The contemplated but unwritten part of the story is now offered. But as things turned out, I could not begin it till the spring of 1979, when I was eighty-one, and I have taken more than six years to complete the work. I am formally dating the completion on 23 November 1986, when I have also completed eighty-nine years of my life. I dare not ask even myself what marks age is imprinting on the book. I leave that to be judged by the reader. For myself I shall plead that I have tried as best as I can to forget the lapse of time, and to write the book on the same lines and in the same spirit as its predecessor.

However, even now I have not been able to give the book the end one would expect it to have. Of course, autobiographies cannot have the same logical end as biographies always have. But they are generally brought down to the time when they are written. This book falls short of even that by thirty-two years, for it only covers my working life, which began in 1921 and came to a close at the end of 1952. Since then I have been independent and have lived by my writings. Although this period of my life, too, has had its vicissitudes and has ended by bringing a man who travelled on elephants in his boyhood to England in a jumbo jet to spend his last days there, that part of the story will in all probability never be written.

I shall now explain in what way this book is a sequel to The Autobiography of an Unknown Indian . In spite of its tide, that book was not truly an autobiography. It was a picture of the society in which I was born and grew up.
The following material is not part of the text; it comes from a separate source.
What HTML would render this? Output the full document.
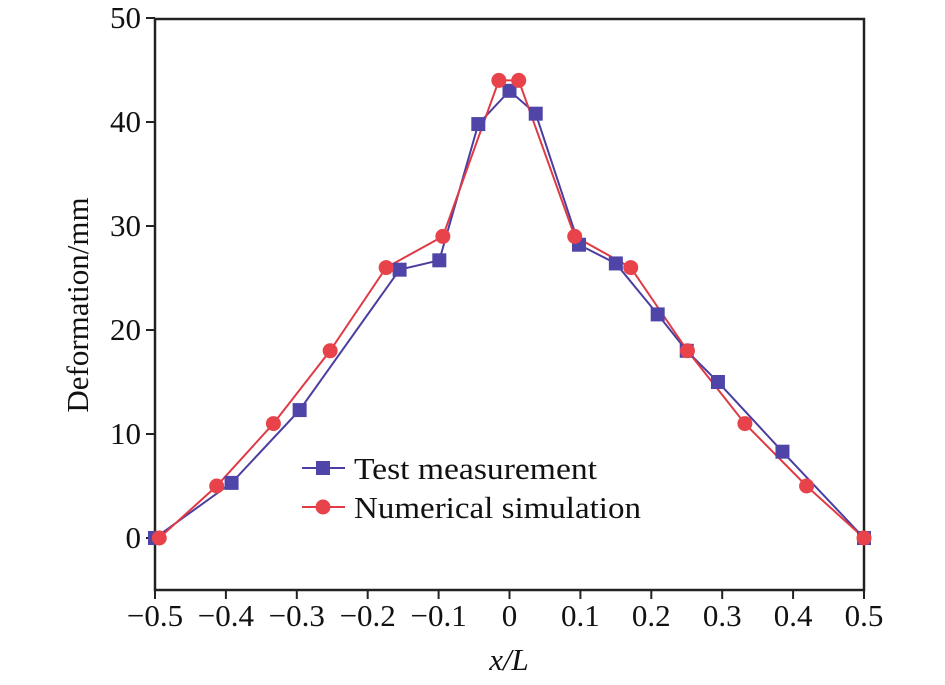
<!DOCTYPE html>
<html><head><meta charset="utf-8"><style>body{margin:0;background:#fff}svg{display:block}text{font-family:"Liberation Serif",serif;fill:#111}</style></head>
<body>
<svg id="chart" width="945" height="685" xmlns="http://www.w3.org/2000/svg">
<g id="axes"></g>
<g id="series"></g>
<g>
<line x1="302" y1="468" x2="345" y2="468" stroke="#4a3fa0" stroke-width="2"/>
<rect x="316" y="461" width="14" height="14" fill="#4f45a8"/>
<text x="354" y="479" font-size="31" textLength="243" lengthAdjust="spacingAndGlyphs">Test measurement</text>
<line x1="302" y1="507" x2="345" y2="507" stroke="#e03a45" stroke-width="2"/>
<circle cx="323" cy="507" r="7.5" fill="#e8434b"/>
<text x="354" y="518" font-size="31" textLength="287" lengthAdjust="spacingAndGlyphs">Numerical simulation</text>
</g>
<text x="509" y="670" font-size="31" text-anchor="middle" font-style="italic">x/L</text>
<text transform="translate(88,305) rotate(-90)" font-size="31" text-anchor="middle">Deformation/mm</text>
</svg>
<script>
const xTicks=[-0.5,-0.4,-0.3,-0.2,-0.1,0,0.1,0.2,0.3,0.4,0.5];
const xTickLabels=["\u22120.5","\u22120.4","\u22120.3","\u22120.2","\u22120.1","0","0.1","0.2","0.3","0.4","0.5"];
const yTicks=[0,10,20,30,40,50];
const testX=[-0.5,-0.392,-0.296,-0.155,-0.099,-0.044,0,0.037,0.098,0.150,0.209,0.250,0.294,0.385,0.5];
const testY=[0,5.3,12.3,25.8,26.7,39.8,43,40.8,28.2,26.4,21.5,18,15,8.3,0];
const simX=[-0.494,-0.413,-0.333,-0.253,-0.174,-0.094,-0.015,0.013,0.092,0.171,0.251,0.332,0.419,0.5];
const simY=[0,5,11,18,26,29,44,44,29,26,18,11,5,0];
const L=155,R=864,T=19,B=590;
const sx=v=>L+(v+0.5)*(R-L);
const sy=v=>538-v*10.4;
const NS="http://www.w3.org/2000/svg";
const ax=document.getElementById('axes'),se=document.getElementById('series');
function mk(tag,attrs,parent){const e=document.createElementNS(NS,tag);for(const k in attrs)e.setAttribute(k,attrs[k]);parent.appendChild(e);return e;}
const box=mk('rect',{x:L,y:T,width:R-L,height:B-T,fill:'none',stroke:'#222','stroke-width':2.5},ax);


xTicks.forEach((v,i)=>{
 const t=mk('line',{x1:sx(v),x2:sx(v),y1:B,y2:B+9,stroke:'#222','stroke-width':2},ax);
 
 
 const lb=mk('text',{x:sx(v),y:B+36,'font-size':31,'text-anchor':'middle'},ax);
 lb.textContent=xTickLabels[i];
 
 
});
yTicks.forEach(v=>{
 const t=mk('line',{x1:L-9,x2:L,y1:sy(v),y2:sy(v),stroke:'#222','stroke-width':2},ax);
 
 
 const lb=mk('text',{x:L-14,y:sy(v)+10,'font-size':31,'text-anchor':'end'},ax);
 lb.textContent=v;
 
 
});
const p1=mk('polyline',{points:testX.map((x,i)=>sx(x)+','+sy(testY[i])).join(' '),fill:'none',stroke:'#4a3fa0','stroke-width':2},se);


const p2=mk('polyline',{points:simX.map((x,i)=>sx(x)+','+sy(simY[i])).join(' '),fill:'none',stroke:'#e03a45','stroke-width':2},se);


testX.forEach((x,i)=>{
 const r=mk('rect',{x:sx(x)-7,y:sy(testY[i])-7,width:14,height:14,fill:'#4f45a8'},se);
 
 
});
simX.forEach((x,i)=>{
 const c=mk('circle',{cx:sx(x),cy:sy(simY[i]),r:7.5,fill:'#e8434b'},se);
 
 
});
</script>
</body></html>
In its preface I set down the purpose I had in mind in writing it. The story I want to tell, I wrote,

is the story of the struggle of a civilization with a hostile environment, in which the destiny of the British Empire in India became necessarily involved. My intention is thus historical, and since I have written the account with the utmost honesty and accuracy of which I am capable, the intention in my mind has become mingled with the hope that the book might be regarded as a contribution to contemporary history.